In interviews, Eubank explained that the primary inspirations for the film were the 2001 war film Black Hawk Down by director Ridley Scott, the 2010 combat documentary Restrepo by photojournalist Tim Hetherington and writer Sebastian Junger, and the war comedy television series M*A*S*H developed by Larry Gelbart.

Principal photography began in September 2022, running through November 2022 in the Gold Coast, Queensland.

==Release==
During production, Signature Entertainment purchased the distribution rights for UK and Ireland, France and Scandinavia, with distribution in the United States handled by The Avenue.

The film premiered on February 9, 2024 at Edwards Air Force Base, in an event hosted by the 412th Force Support Squadron which included an audience Q&A session with director William Eubank, writer David Frigerio, producer J.J. Caruth, and actors Ricky Whittle and Milo Ventimiglia.
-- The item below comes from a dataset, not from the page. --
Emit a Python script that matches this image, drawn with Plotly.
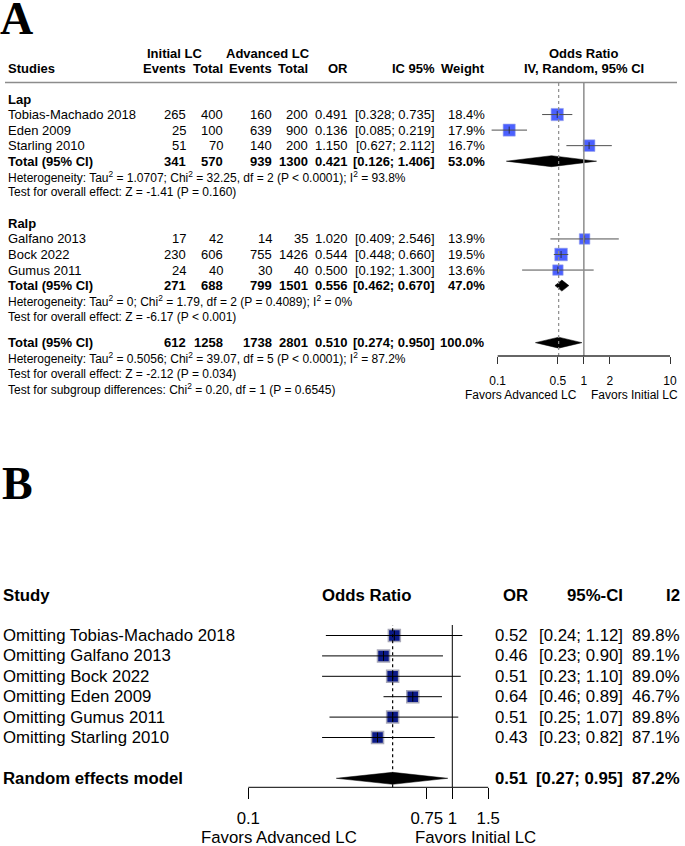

Beginning the following day, complimentary advanced screenings began at US military installations worldwide in the Army & Air Force Exchange Service Reel Time Theaters.

The film was widely released in 1,130 theaters in the United States on February 16, 2024. It was released on demand on March 19, 2024 by Paramount Pictures. It began streaming on Netflix on July 18, 2024.

==Reception==
 Metacritic, which uses a weighted average, assigned the film a score of 57 out of 100, based on 10 critics, indicating "mixed or average" reviews.

Simon Abrams of RogerEbert.com gave the film two out of four stars and wrote, "Land of Bad may sell itself as a post-Black Hawk Down rescue mission thriller, but it's too often a baggy dramatized lecture about what's really wrong with the American military and modern warfare."

In a positive review, Nick Schager of The Daily Beast wrote, "The film trades in aggro bluster and bombast that's so pure, undiluted, and unsubtle that it verges on—and sometimes tips over into—comedy. Nonetheless, beneath its puffed chest lurks earnest affection for the men and women who risk their lives for their country and, more importantly, for each other, and that goes some way toward helping it earn its climactic feel-good pathos."